ARL News

Gulf Coast Mercury Research

April 25, 2007

The area surrounding ARL’s mercury site in the Grand Bay National Estuarine Research Reserve in Mississippi underwent a prescribed burn on March 12. The landscape is termed “Savanna Pine” and consists of grasses, low shrubs, and evergreen trees. The burn affected primarily the grasses, shrubs, and small trees (< 2m). The fire came within 50 m of the mercury measurements at its closest approach around noon. Prior to the burn, the decision was made to keep the mercury speciation system operating unless smoke was visible around the sensor inlet. The site operator, Mr. Jake Walker, never observed visible smoke at the sensor inlet; therefore, the sampling was never halted. The controlled burn started at 9:15 am and continued sporadically until roughly 8:00 pm. The wind was light and variable from the west and south putting the mercury site generally downwind. System glassware and filters were changed the following day.

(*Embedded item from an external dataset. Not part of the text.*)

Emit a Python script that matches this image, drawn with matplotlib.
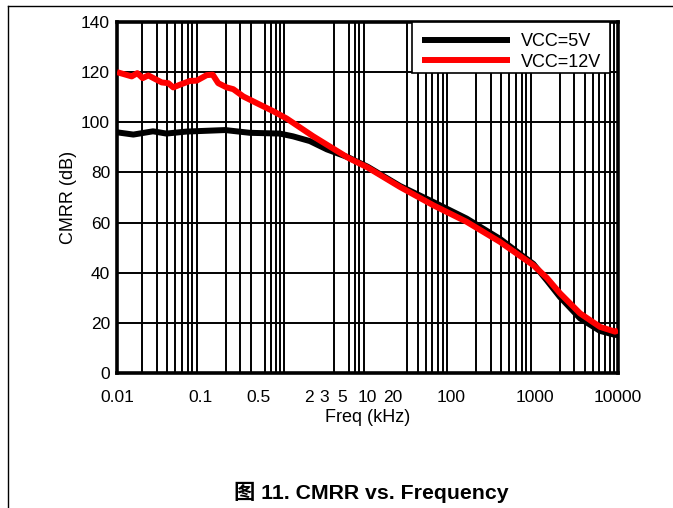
import matplotlib
matplotlib.use("Agg")
import matplotlib.pyplot as plt
from matplotlib.ticker import LogLocator, NullFormatter, FixedLocator, FixedFormatter
from matplotlib.lines import Line2D
from matplotlib.patches import Rectangle

plt.rcParams['font.family'] = ['Liberation Sans', 'Noto Sans CJK SC', 'DejaVu Sans']

# ---- data (frequency in kHz, CMRR in dB) ----
freq_5v = [0.01, 0.0157, 0.027, 0.039, 0.068, 0.197, 0.39, 0.89, 1.28, 2.04, 3.26,
           5.9, 10, 24.5, 61.4, 154, 386, 968, 1400, 2020, 3507, 6080, 9200, 10000]
cmrr_5v = [96.0, 95.1, 96.4, 95.5, 96.3, 96.9, 95.8, 95.5, 94.4, 92.5, 89.2,
           86.0, 82.3, 74.6, 68.2, 61.6, 53.5, 43.5, 37.0, 30.3, 21.8, 16.8, 15.2, 15.2]

freq_12v = [0.01, 0.015, 0.0175, 0.0203, 0.0237, 0.0343, 0.0411, 0.0472, 0.0568, 0.0749,
            0.090, 0.1186, 0.140, 0.163, 0.206, 0.247, 0.326, 0.516, 0.745, 1.077, 2.24,
            5.89, 10, 24.5, 61.4, 154, 386, 968, 1400, 2020, 3507, 6080, 9200, 10000]
cmrr_12v = [120.0, 118.3, 119.6, 117.6, 118.7, 115.9, 115.6, 113.9, 115.0, 116.5,
            116.6, 118.8, 119.0, 115.6, 113.9, 113.2, 110.3, 107.0, 104.4, 101.5, 94.4,
            85.8, 82.0, 74.2, 66.9, 60.3, 52.3, 43.0, 38.0, 31.8, 23.8, 18.4, 16.5, 17.0]

series_labels = ["VCC=5V", "VCC=12V"]
x_tick_values = [0.01, 0.1, 0.5, 2, 3, 5, 10, 20, 100, 1000, 10000]
x_tick_labels = ["0.01", "0.1", "0.5", "2", "3", "5", "10", "20", "100", "1000", "10000"]
y_tick_values = [0, 20, 40, 60, 80, 100, 120, 140]

W, H = 673, 508
fig = plt.figure(figsize=(W / 100, H / 100), dpi=100)
ax = fig.add_axes([117 / W, 1 - 373 / H, (618 - 117) / W, (373 - 22) / H])

ax.plot(freq_5v, cmrr_5v, color='black', lw=4.3, solid_capstyle='butt', zorder=3,
        label=series_labels[0])
ax.plot(freq_12v, cmrr_12v, color='#ff0000', lw=4.3, solid_capstyle='butt', zorder=4,
        label=series_labels[1])

ax.set_xscale('log')
ax.set_xlim(0.01, 10000)
ax.set_ylim(0, 140)

ax.xaxis.set_major_locator(FixedLocator(x_tick_values))
ax.xaxis.set_major_formatter(FixedFormatter(x_tick_labels))
ax.xaxis.set_minor_locator(LogLocator(base=10, subs=list(range(1, 10)), numticks=100))
ax.xaxis.set_minor_formatter(NullFormatter())
ax.set_yticks(y_tick_values)

ax.tick_params(which='both', length=0, labelsize=12.5, colors='black')
ax.tick_params(axis='x', pad=12)
ax.tick_params(axis='y', pad=5)
ax.grid(which='minor', axis='x', color='black', lw=1.4)
ax.grid(which='major', axis='y', color='black', lw=1.4)
ax.set_axisbelow(True)
for s in ax.spines.values():
    s.set_linewidth(2.6)
    s.set_color('black')

ax.set_xlabel("Freq (kHz)", fontsize=13, labelpad=3)
ax.set_ylabel("CMRR (dB)", fontsize=13, labelpad=3)

# legend frame (drawn separately so it can sit flush with the top spine)
frame = Rectangle((412 / W, 1 - 72.5 / H), (610 - 412) / W, (72.5 - 22) / H,
                  transform=fig.transFigure, facecolor='white', edgecolor='black',
                  lw=1.2, zorder=5, clip_on=False)
ax.add_patch(frame)
leg = ax.legend(loc='center', bbox_to_anchor=(511.5 / W, 1 - 52 / H),
                bbox_transform=fig.transFigure, borderaxespad=0, fontsize=13,
                handlelength=4.9, handletextpad=0.6, borderpad=0.0, labelspacing=0.18,
                frameon=False)
leg.set_zorder(6)
for h in leg.get_lines():
    h.set_linewidth(4.3)

# figure frame (top and left rules) and caption
fig.add_artist(Line2D([8 / W, 1], [1 - 6 / H, 1 - 6 / H], color='black', lw=1,
                      transform=fig.transFigure))
fig.add_artist(Line2D([8 / W, 8 / W], [0, 1 - 6 / H], color='black', lw=1,
                      transform=fig.transFigure))
fig.text(371 / W, 1 - 492 / H, "图 11. CMRR vs. Frequency", ha='center', va='center',
         fontsize=15.3, fontweight='bold')

fig.savefig("out.png", dpi=100)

Our Tekran mercury sensor suite pulls ambient air for 1 hour through a front-end denuder and a filter system. These collect, respectively, reactive gaseous mercury (RGM) and fine particulate mercury (FPM). The mercury remaining in the air stream is gaseous elemental mercury (GEM) which is analyzed in continuous 5-min blocks. During RGM/FPM analysis, the ambient sampling is interrupted for 1 hour while the system is first flushed with mercury-free air then sequentially heated and cooled. The system thus samples 1 hour every 2, providing twelve 5-min averages of GEM concentration over each sampled hour along with a 1-hr average each of RGM and FPM. During the burn, six 1-hr samples were collected providing a rare dataset during an actual burn event.

Recent studies have indicated that wildfires and prescribed burns in the U.S. emit roughly 50 tons of mercury annually, comparable to the total mercury emissions from all U.S. coal-fired power plants. The combustion of litter and green vegetation is thought to release essentially all stored mercury. Laboratory studies have suggested that the mercury is emitted predominately as GEM (> 95%) with trace amounts of FPM and no detectable RGM (Friedli et al. 2001, Science). At Grand Bay half the sampling periods reported GEM portions below 95% and readily detectable RGM in portions from 1.8% to 6.3%. The presence of a nontrivial portion of RGM, a species with a lifetime of only hours in near-surface air, suggests local “hotspots” of mercury deposition.